Shoe1
Journey Man
Sorry for new thread but the others are well and truly hijacked..
The Tele is now printing contrary views:
http://www.dailytelegraph.com.au/news/drug-scandal-guesses-allegations-and-predictions-hurt-our-five-big-sports/story-e6freuy9-1226579754788
DAVE Smith, get back on that stage. Fix the damage done to your game and say you were conned. Say we were all conned when huff-puffing politicians two weeks ago suggested Australian sport was riddled with drugs, criminals and allegations of match fixing.
As NRL chief, say it alongside the other four sports bosses bluffed into posing as guilty men at the government press conference.
Get them all back on that stage - Smith, the AFL's Andrew Demetriou, rugby union's Bill Pulver, soccer's David Gallop and cricket's James Sutherland.
Announce that you - the Big Sport Five - now believe huge damage was done on the basis of little more than guesses, allegations and predictions. Say you have a duty to fix the damage you helped cause by legitimising the press stunt with your presence.
Let's recall how we were first sold the Australian Crime Commission's report into organised crime and sport - one suspiciously short of evidence and names. Justice Minister Jason Clare, flanked by the Big Sport Five, thundered: "It shocked me."
Sports Minister Kate Lundy warned: "Today is about the integrity of sport in Australia ... If you want to fix a match, we will catch you."
Prime Minister Julia Gillard called the allegations "sickening".
To Richard Ings, former Australian Sports Anti-Doping Authority head, this was "the blackest day in Australian sport".
Two weeks later, what do we now know of a smear that dirtied the name of Australian sport around the world?
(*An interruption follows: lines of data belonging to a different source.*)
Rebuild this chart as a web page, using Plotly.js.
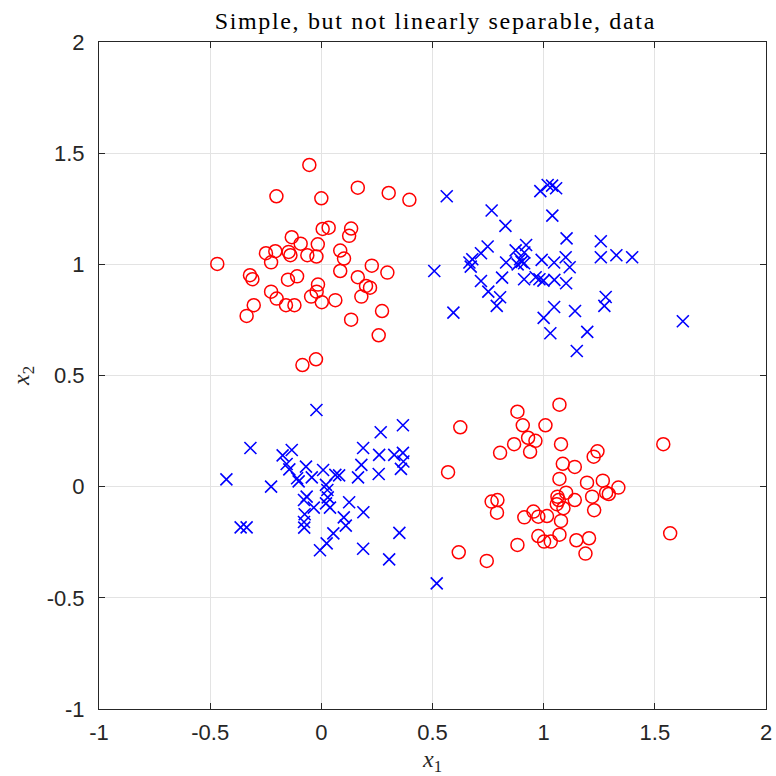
<!DOCTYPE html>
<html>
<head>
<meta charset="utf-8">
<script src="https://cdn.plot.ly/plotly-3.0.1.min.js"></script>
<style>
html,body{margin:0;padding:0;background:#fff;}
#chart{width:776px;height:776px;}
#chart .gtitle{letter-spacing:1.65px;}
</style>
</head>
<body>
<div id="chart"></div>
<script>
// Class A (red circles): upper-left cluster then lower-right cluster
const redX = [
 -0.054,-0.202,0.000,0.164,0.303,0.396,0.006,0.033,0.134,0.125,
 -0.133,-0.093,-0.016,-0.249,-0.207,-0.147,-0.139,-0.063,-0.022,-0.226,
 -0.468,0.085,0.102,0.085,0.227,0.297,0.164,-0.321,-0.310,-0.150,
 -0.109,0.201,0.219,-0.015,-0.021,-0.046,-0.226,-0.201,-0.159,-0.121,
 0.002,0.063,0.180,-0.304,-0.336,0.134,0.273,0.258,-0.085,-0.024,
 1.071,0.882,0.625,0.906,1.008,0.930,0.963,0.867,0.939,0.804,
 1.078,1.538,1.242,1.225,1.086,1.140,0.570,1.071,1.195,1.266,
 1.336,1.281,1.293,1.218,1.101,1.062,1.068,1.140,1.059,1.089,
 0.766,0.792,0.790,1.227,0.954,0.913,0.976,1.015,1.078,1.071,
 0.976,1.002,1.032,1.147,1.204,1.188,0.882,0.618,0.744,1.569
];
const redY = [
 1.447,1.306,1.297,1.345,1.321,1.290,1.159,1.165,1.161,1.128,
 1.122,1.093,1.090,1.050,1.059,1.056,1.041,1.041,1.035,1.009,
 1.002,1.062,1.026,0.970,0.994,0.963,0.942,0.951,0.933,0.931,
 0.946,0.903,0.895,0.909,0.877,0.855,0.877,0.846,0.816,0.816,
 0.830,0.839,0.855,0.816,0.768,0.751,0.790,0.681,0.547,0.573,
 0.369,0.337,0.267,0.276,0.276,0.220,0.206,0.191,0.157,0.152,
 0.191,0.191,0.159,0.135,0.103,0.089,0.065,0.035,0.018,0.027,
 -0.004,-0.027,-0.033,-0.045,-0.027,-0.045,-0.060,-0.060,-0.079,-0.097,
 -0.067,-0.060,-0.117,-0.106,-0.112,-0.138,-0.135,-0.132,-0.154,-0.216,
 -0.222,-0.247,-0.247,-0.241,-0.232,-0.301,-0.262,-0.295,-0.334,-0.210
];
// Class B (blue crosses): upper-right cluster then lower-left cluster
const blueX = [
 0.564,0.985,1.018,1.038,1.056,1.039,0.766,0.828,1.103,1.257,
 0.748,0.718,0.921,0.874,0.913,0.679,0.666,0.672,0.831,0.894,
 0.901,0.912,0.883,0.991,1.047,1.099,1.117,1.257,1.327,1.398,
 0.508,0.718,0.813,0.912,0.964,0.981,0.999,1.048,1.101,0.751,
 0.804,0.789,1.279,1.273,0.594,1.047,1.141,1.000,1.030,1.196,
 1.149,1.626,
 -0.022,0.267,0.367,-0.319,-0.174,-0.133,0.188,0.260,0.328,0.367,
 0.369,0.358,0.180,-0.156,-0.144,-0.069,0.008,0.063,0.080,-0.043,
 -0.109,-0.102,0.165,0.258,-0.427,-0.226,0.021,0.027,-0.066,-0.078,
 0.029,0.021,0.039,0.125,-0.034,0.189,-0.075,0.101,0.110,-0.078,
 -0.077,-0.363,-0.336,0.054,0.351,0.024,-0.006,0.188,0.305,0.519
];
const blueY = [
 1.306,1.329,1.357,1.354,1.342,1.219,1.242,1.173,1.117,1.104,
 1.080,1.050,1.087,1.063,1.053,1.023,1.008,0.990,1.008,1.023,
 1.011,1.005,1.000,1.020,1.008,1.032,0.987,1.032,1.041,1.032,
 0.970,0.925,0.940,0.933,0.942,0.933,0.927,0.930,0.915,0.877,
 0.852,0.813,0.853,0.813,0.783,0.808,0.790,0.759,0.690,0.696,
 0.610,0.744,
 0.345,0.245,0.276,0.174,0.141,0.165,0.174,0.143,0.143,0.152,
 0.113,0.080,0.098,0.102,0.078,0.090,0.075,0.053,0.051,0.042,
 0.038,0.024,0.042,0.057,0.033,0.000,0.008,-0.015,-0.045,-0.060,
 -0.048,-0.075,-0.094,-0.070,-0.094,-0.115,-0.124,-0.138,-0.175,-0.159,
 -0.184,-0.183,-0.183,-0.210,-0.208,-0.255,-0.286,-0.279,-0.327,-0.435
];
const xTickVals = [-1,-0.5,0,0.5,1,1.5,2];
const xTickText = ["-1","-0.5","0","0.5","1","1.5","2"];
const yTickVals = [-1,-0.5,0,0.5,1,1.5,2];
const yTickText = ["-1","-0.5","0","0.5","1","1.5","2"];
const titleText = "Simple, but not linearly separable, data";
const xTitle = "<i>x</i><sub>1</sub>";
const yTitle = "<i>x</i><sub>2</sub>";

const traces = [
 {x: redX, y: redY, type:'scatter', mode:'markers', showlegend:false, hoverinfo:'skip',
  marker:{symbol:'circle-open', size:13, color:'#ff0000', line:{color:'#ff0000', width:1.5}}},
 {x: blueX, y: blueY, type:'scatter', mode:'markers', showlegend:false, hoverinfo:'skip',
  marker:{symbol:'x-thin-open', size:12, color:'#0000ff', line:{color:'#0000ff', width:1.6}}}
];
const axisCommon = {
  showgrid:true, gridcolor:'#e3e3e3', gridwidth:1, zeroline:false,
  showline:true, linecolor:'#262626', linewidth:1, mirror:'ticks',
  ticks:'inside', ticklen:6, tickwidth:1, tickcolor:'#262626',
  tickfont:{family:'Liberation Sans, Arial, sans-serif', size:22, color:'#262626'}
};
const layout = {
  width:776, height:776,
  margin:{l:99, r:10, t:42, b:67},
  paper_bgcolor:'#ffffff', plot_bgcolor:'#ffffff',
  title:{text:titleText, font:{family:'Liberation Serif, serif', size:24, color:'#000'},
         x:0.561, xanchor:'center', y:0.973, yanchor:'middle'},
  xaxis:Object.assign({}, axisCommon, {range:[-1,2], tickmode:'array', tickvals:xTickVals, ticktext:xTickText,
         ticklabelstandoff:4,
         title:{text:xTitle, font:{family:'Liberation Serif, serif', size:24, color:'#262626'}, standoff:9}}),
  yaxis:Object.assign({}, axisCommon, {range:[-1,2], tickmode:'array', tickvals:yTickVals, ticktext:yTickText,
         ticklabelstandoff:9,
         title:{text:yTitle, font:{family:'Liberation Serif, serif', size:24, color:'#262626'}, standoff:10}})
};
Plotly.newPlot('chart', traces, layout, {displayModeBar:false, staticPlot:true});
</script>
</body>
</html>
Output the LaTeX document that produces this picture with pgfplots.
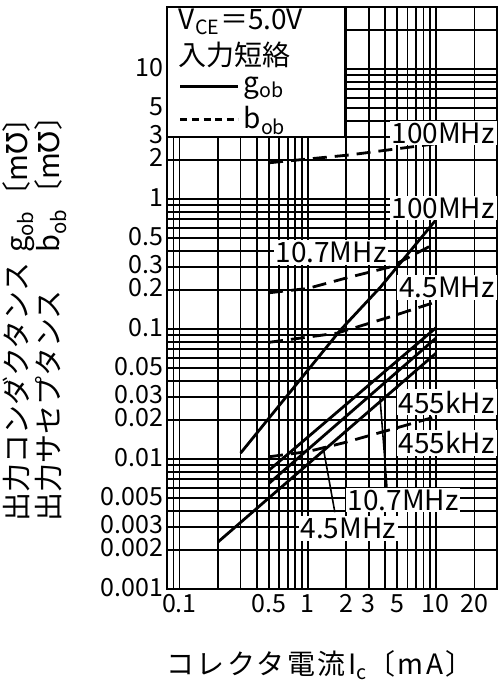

What do we know of the claims that have shattered Essendon's pre-season preparation, besmirched six NRL clubs, insulted our athletes, damaged sponsors' investments and shaken confidence in sports betting?
We know this: there is so little that no state has an active police investigation into any allegation.
"There is little to investigate," Victoria Police Chief Commissioner Ken Lay said last week.
In NSW, police have suspended an investigation into a single claim of illicit drug use and say no player is likely to face charges.
Indeed, just two men have so far been publicly implicated. One is sports scientist Steve Dank, who said the ACC actually told him he'd done nothing wrong.
Dank is launching a $10 million defamation suit against media outlets he said falsely claimed he'd administered illegal performance-enhancing drugs at Essendon.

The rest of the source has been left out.